Stated task
Begin with the first line of the material and write out each line exactly, ending with the line that contains "plt.rcParams['font.family'] = ['Liberation". Pictures are not part of the copy.

■ ■ ■

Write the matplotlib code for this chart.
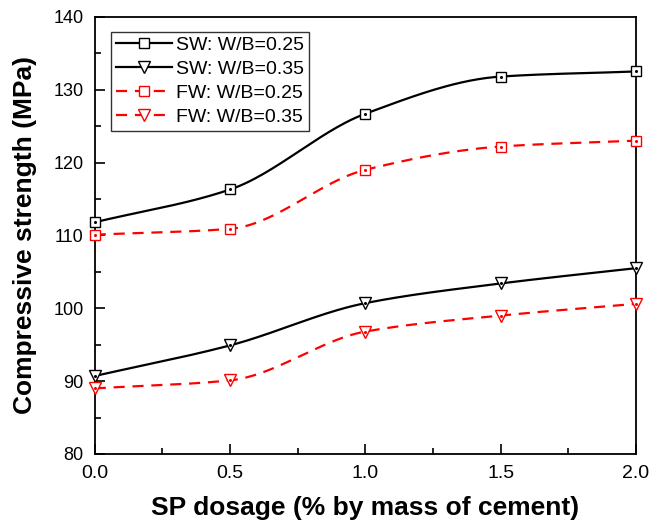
import numpy as np
import matplotlib
matplotlib.use("Agg")
import matplotlib.pyplot as plt
from matplotlib.ticker import MultipleLocator, FormatStrFormatter

plt.rcParams['font.family'] = ['Liberation Sans', 'DejaVu Sans']

# --------------------------
# Data
# --------------------------
sp = [0.0, 0.5, 1.0, 1.5, 2.0]
sw_025 = [111.8, 116.3, 126.7, 131.8, 132.5]
sw_035 = [90.7, 94.9, 100.7, 103.4, 105.5]
fw_025 = [110.1, 110.9, 119.0, 122.2, 123.0]
fw_035 = [89.0, 90.1, 96.8, 99.0, 100.6]


def pchip(x, y, n=200):
    # smooth connecting line through the points (monotone cubic)
    x = np.asarray(x, float)
    y = np.asarray(y, float)
    h = np.diff(x)
    d = np.diff(y) / h
    m = np.zeros_like(y)
    for k in range(1, len(x) - 1):
        if d[k - 1] * d[k] > 0:
            w1 = 2 * h[k] + h[k - 1]
            w2 = h[k] + 2 * h[k - 1]
            m[k] = (w1 + w2) / (w1 / d[k - 1] + w2 / d[k])
    m[0] = d[0]
    m[-1] = d[-1]
    xs = np.linspace(x[0], x[-1], n)
    idx = np.clip(np.searchsorted(x, xs) - 1, 0, len(x) - 2)
    t = (xs - x[idx]) / h[idx]
    h00 = 2 * t**3 - 3 * t**2 + 1
    h10 = t**3 - 2 * t**2 + t
    h01 = -2 * t**3 + 3 * t**2
    h11 = t**3 - t**2
    ys = h00 * y[idx] + h10 * h[idx] * m[idx] + h01 * y[idx + 1] + h11 * h[idx] * m[idx + 1]
    return xs, ys


fig = plt.figure(figsize=(6.49, 5.26), dpi=100)
ax = fig.add_axes([0.146, 0.137, 0.834, 0.831])

dash = (0, (5, 3.5))
series = [
    (sw_025, "SW: W/B=0.25", "black", "-", "s", 7),
    (sw_035, "SW: W/B=0.35", "black", "-", "v", 8.5),
    (fw_025, "FW: W/B=0.25", "red", dash, "s", 7),
    (fw_035, "FW: W/B=0.35", "red", dash, "v", 8.5),
]

for vals, lab, col, ls, mk, ms in series:
    xs, ys = pchip(sp, vals)
    ax.plot(xs, ys, color=col, linestyle=ls, linewidth=1.6, zorder=2)
    ax.plot(sp, vals, linestyle="none", marker=mk, markersize=ms,
            markerfacecolor="white", markeredgecolor=col, markeredgewidth=1.0,
            zorder=3, clip_on=False)
    ax.plot(sp, vals, linestyle="none", marker="o", markersize=1.2,
            color=col, zorder=4, clip_on=False)
    # legend handle
    ax.plot([], [], color=col, linestyle=ls, linewidth=1.6, marker=mk,
            markersize=ms, markerfacecolor="white", markeredgecolor=col,
            markeredgewidth=1.0, label=lab)

ax.set_xlim(0, 2.0)
ax.set_ylim(80, 140)
ax.xaxis.set_major_locator(MultipleLocator(0.5))
ax.xaxis.set_minor_locator(MultipleLocator(0.25))
ax.yaxis.set_major_locator(MultipleLocator(10))
ax.yaxis.set_minor_locator(MultipleLocator(5))
ax.xaxis.set_major_formatter(FormatStrFormatter("%.1f"))
ax.tick_params(which="major", direction="in", length=7, width=1.2, pad=8)
ax.tick_params(axis="x", labelsize=14)
ax.tick_params(axis="y", labelsize=13)
ax.tick_params(which="minor", direction="in", length=4, width=1.2)
for s in ax.spines.values():
    s.set_linewidth(1.3)

ax.set_xlabel("SP dosage (% by mass of cement)", fontsize=19, fontweight="bold", labelpad=10)
ax.set_ylabel("Compressive strength (MPa)", fontsize=19, fontweight="bold", labelpad=12)

leg = ax.legend(loc="upper left", bbox_to_anchor=(0.03, 0.966), fontsize=14,
                frameon=True, fancybox=False, edgecolor="black", handlelength=2.9,
                handletextpad=0.2, borderpad=0.25, labelspacing=0.32, borderaxespad=0)
leg.get_frame().set_linewidth(1.0)

fig.savefig("out.png", dpi=100)
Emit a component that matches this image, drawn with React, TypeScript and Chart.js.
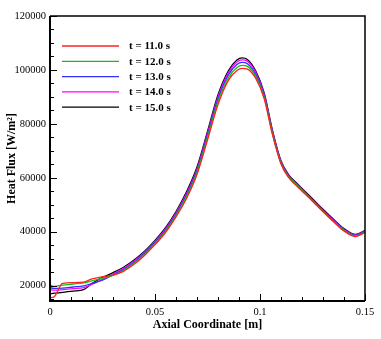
import React, { useEffect, useRef } from 'react';
import { Chart, registerables } from 'chart.js';

Chart.register(...registerables);

// Axial coordinate [m]
const axialCoord = [0, 0.002, 0.006, 0.011, 0.016, 0.02, 0.025, 0.03, 0.035, 0.04, 0.045, 0.05, 0.055, 0.06, 0.065, 0.07, 0.075, 0.08, 0.085, 0.089, 0.0915, 0.094, 0.098, 0.102, 0.106, 0.11, 0.1135, 0.118, 0.125, 0.13, 0.135, 0.14, 0.1455, 0.15];

// Heat flux [W/m²] for each time
const flux11 = [15500, 15900, 20800, 21100, 21300, 22500, 23300, 23900, 25300, 27900, 31200, 35200, 39700, 45500, 52300, 61200, 74000, 87200, 96200, 99800, 100600, 100300, 96800, 89300, 75800, 65100, 60200, 56600, 51300, 47400, 43700, 40300, 38200, 39700];
const flux12 = [20300, 19700, 20200, 20600, 21000, 21800, 22800, 23800, 25600, 28300, 31600, 35600, 40200, 46000, 53000, 62000, 75000, 88300, 97200, 100900, 101700, 101300, 97500, 89900, 76200, 65400, 60500, 56900, 51500, 47600, 43900, 40500, 38400, 39900];
const flux13 = [19200, 19000, 19100, 19500, 19900, 20800, 22000, 24000, 26000, 28700, 32000, 36000, 40600, 46500, 53600, 62700, 75800, 89200, 98200, 102000, 102800, 102300, 98300, 90500, 76600, 65700, 60800, 57100, 51700, 47800, 44100, 40700, 38600, 40100];
const flux14 = [18500, 18300, 18500, 18900, 19300, 20500, 22300, 24300, 26400, 29100, 32400, 36400, 41000, 47000, 54200, 63300, 76500, 90000, 99000, 102900, 103700, 103200, 99000, 91000, 77000, 66000, 61000, 57300, 51900, 48000, 44300, 40900, 38800, 40300];
const flux15 = [17000, 17200, 17500, 18000, 18500, 20800, 23000, 24800, 26800, 29500, 32800, 36800, 41500, 47500, 54800, 64000, 77200, 90800, 99800, 103700, 104500, 103900, 99600, 91500, 77400, 66300, 61300, 57600, 52200, 48300, 44600, 41200, 39000, 40500];

const seriesLabels = ['t = 11.0 s', 't = 12.0 s', 't = 13.0 s', 't = 14.0 s', 't = 15.0 s'];
const seriesValues = [flux11, flux12, flux13, flux14, flux15];
const seriesColors = ['#ff2020', '#10c010', '#3030ff', '#ff00ff', '#000000'];

const xTickValues = [0, 0.05, 0.1, 0.15];
const xMinorValues = [0.01, 0.02, 0.03, 0.04, 0.06, 0.07, 0.08, 0.09, 0.11, 0.12, 0.13, 0.14];
const yTickValues = [20000, 40000, 60000, 80000, 100000, 120000];
const yMinorValues = [15000, 25000, 30000, 35000, 45000, 50000, 55000, 65000, 70000, 75000, 85000, 90000, 95000, 105000, 110000, 115000];

const X_MIN = 0;
const X_MAX = 0.15;
const Y_MIN = 14300;
const Y_MAX = 120000;

const FONT = "'Liberation Serif', 'Times New Roman', serif";

const framePlugin = {
  id: 'frameAndLegend',
  afterDatasetsDraw(chart: any) {
    const { ctx, chartArea, scales } = chart;
    const { left, right, top, bottom } = chartArea;
    const xs = scales.x;
    const ys = scales.y;
    ctx.save();
    ctx.strokeStyle = '#000';
    // ticks
    ctx.lineWidth = 1;
    ctx.beginPath();
    xTickValues.forEach((v) => {
      const px = Math.round(xs.getPixelForValue(v)) + 0.5;
      ctx.moveTo(px, bottom);
      ctx.lineTo(px, bottom - 7);
    });
    xMinorValues.forEach((v) => {
      const px = Math.round(xs.getPixelForValue(v)) + 0.5;
      ctx.moveTo(px, bottom);
      ctx.lineTo(px, bottom - 4);
    });
    yTickValues.forEach((v) => {
      const py = Math.round(ys.getPixelForValue(v)) + 0.5;
      ctx.moveTo(left, py);
      ctx.lineTo(left + 7, py);
    });
    yMinorValues.forEach((v) => {
      const py = Math.round(ys.getPixelForValue(v)) + 0.5;
      ctx.moveTo(left, py);
      ctx.lineTo(left + 4, py);
    });
    ctx.stroke();
    // frame
    ctx.lineWidth = 2;
    ctx.beginPath();
    ctx.moveTo(left, top);
    ctx.lineTo(left, bottom);
    ctx.lineTo(right, bottom);
    ctx.stroke();
    ctx.lineWidth = 1.5;
    ctx.beginPath();
    ctx.moveTo(left, top);
    ctx.lineTo(right, top);
    ctx.lineTo(right, bottom);
    ctx.stroke();
    // legend
    ctx.font = `bold 11px ${FONT}`;
    ctx.textBaseline = 'middle';
    ctx.textAlign = 'left';
    ctx.fillStyle = '#000';
    seriesLabels.forEach((lab, i) => {
      const yy = top + 30 + i * 15.3;
      ctx.strokeStyle = seriesColors[i];
      ctx.lineWidth = 1.3;
      ctx.beginPath();
      ctx.moveTo(left + 12, yy);
      ctx.lineTo(left + 69, yy);
      ctx.stroke();
      ctx.fillText(lab, left + 79, yy + 0.5);
    });
    ctx.restore();
  },
};

export default function App() {
  const canvasRef = useRef<HTMLCanvasElement | null>(null);

  useEffect(() => {
    const canvas = canvasRef.current;
    if (!canvas) return;
    const datasets = seriesValues.map((vals, i) => ({
      label: seriesLabels[i],
      data: axialCoord.map((x, j) => ({ x, y: vals[j] })),
      borderColor: seriesColors[i],
      backgroundColor: seriesColors[i],
      borderWidth: 1.3,
      pointRadius: 0,
      fill: false,
      cubicInterpolationMode: 'monotone' as const,
    }));
    const chart = new Chart(canvas, {
      type: 'line',
      data: { datasets },
      options: {
        responsive: false,
        animation: false,
        devicePixelRatio: 1,
        layout: { padding: { left: 0, right: 16, top: 16, bottom: 0 } },
        plugins: {
          legend: { display: false },
          tooltip: { enabled: false },
        },
        scales: {
          x: {
            type: 'linear',
            min: X_MIN,
            max: X_MAX,
            grid: { display: false, drawTicks: false },
            border: { display: false },
            afterBuildTicks: (scale: any) => {
              scale.ticks = xTickValues.map((v) => ({ value: v }));
            },
            afterFit: (scale: any) => {
              scale.height = 38;
            },
            ticks: {
              padding: 5,
              color: '#000',
              font: { family: FONT, size: 10.5 },
              maxRotation: 0,
              callback: (v: any) => String(v),
            },
            title: {
              display: true,
              text: 'Axial Coordinate [m]',
              color: '#000',
              font: { family: FONT, size: 12, weight: 'bold' },
              padding: { top: 0, bottom: 7 },
            },
          },
          y: {
            type: 'linear',
            min: Y_MIN,
            max: Y_MAX,
            grid: { display: false, drawTicks: false },
            border: { display: false },
            afterBuildTicks: (scale: any) => {
              scale.ticks = yTickValues.map((v) => ({ value: v }));
            },
            afterFit: (scale: any) => {
              scale.width = 50;
            },
            ticks: {
              padding: 4,
              color: '#000',
              font: { family: FONT, size: 10.5 },
              callback: (v: any) => String(v),
            },
            title: {
              display: true,
              text: 'Heat Flux [W/m²]',
              color: '#000',
              font: { family: FONT, size: 12, weight: 'bold' },
              padding: { top: 5, bottom: 0 },
            },
          },
        },
      },
      plugins: [framePlugin],
    });
    return () => chart.destroy();
  }, []);

  return (
    <div style={{ position: 'fixed', left: 0, top: 0, width: 381, height: 339, background: '#fff' }}>
      <canvas ref={canvasRef} width={381} height={339} style={{ width: 381, height: 339 }} />
    </div>
  );
}
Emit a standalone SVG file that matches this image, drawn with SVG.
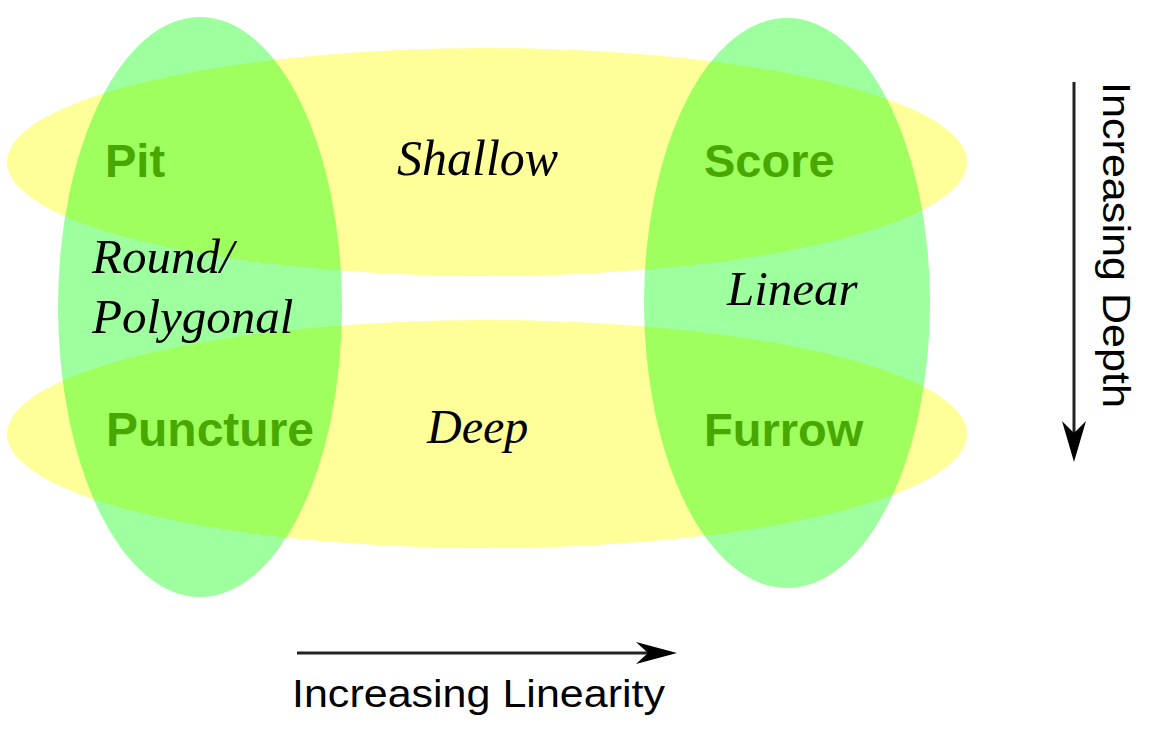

■ ■ ■

Result of the task
Write the matplotlib code for this chart.
import numpy as np
import matplotlib
matplotlib.use("Agg")
import matplotlib.pyplot as plt
from matplotlib.ticker import MultipleLocator, FormatStrFormatter

plt.rcParams['font.family'] = ['Liberation Sans', 'DejaVu Sans']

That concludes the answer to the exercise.